E é assim: os jornais assinalam a chegada de navios com carregamentos de carvão, a literatura dos exploradores nunca se esquece de assinalar locais, na costa ocidental africana, onde existiam depósitos de carvão, e ainda menos se esquece de referir topónimos formados sobre a raiz carbono, mesmo quando dificilmente os lugares assim chamados seriam visíveis, dada a distância e as condições atmosféricas. Refiro-me a um relato de subida ao Pico de Clarence, em Fernando Pó. O herói, salvo erro Rogozinski, um explorador tão problemático que a sua escalada é considerada viagem de recreio e piquenique pelos críticos mais impiedosos, uma vez alcançado o cume, quase sempre envolto em névoa, admira a paisagem até aos confins do horizonte, e consegue avistar, ao longe, um navio ancorado na Baía Carbonera (1). Era de certeza o navio que transportava para Cabo Verde as osgas de Bornéu.

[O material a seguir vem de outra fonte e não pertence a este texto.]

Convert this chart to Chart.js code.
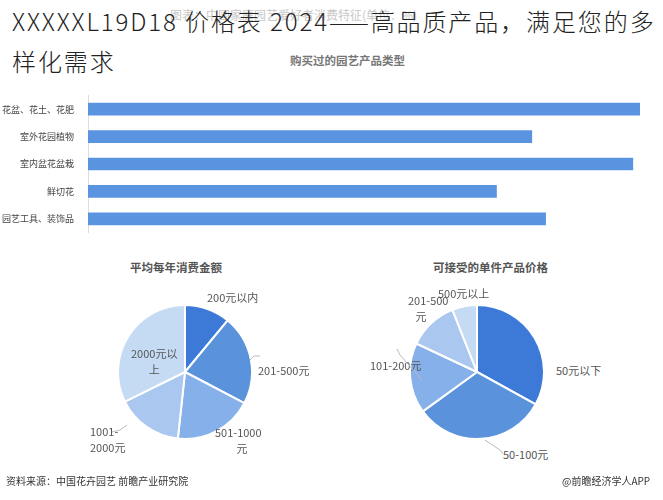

A maior parte das situações que evocam iniciação na floresta, com as quais construí o modelo da narrativa do explorador-naturalista nas montanhas de África, no texto "Esoterismo e História Natural" (3), provêm da literatura sobre as explorações em São Tomé e Fernando Pó (Bioko, actualmente). Voltarei a elas logo que tenha tempo, pois há um relato da descoberta do lago Loreto, em Fernando Pó, para pôr em linha, que vai regalar os bons primos, os bons irmãos, os bons frades, os bons naturalistas e quaisquer outros bons leitores.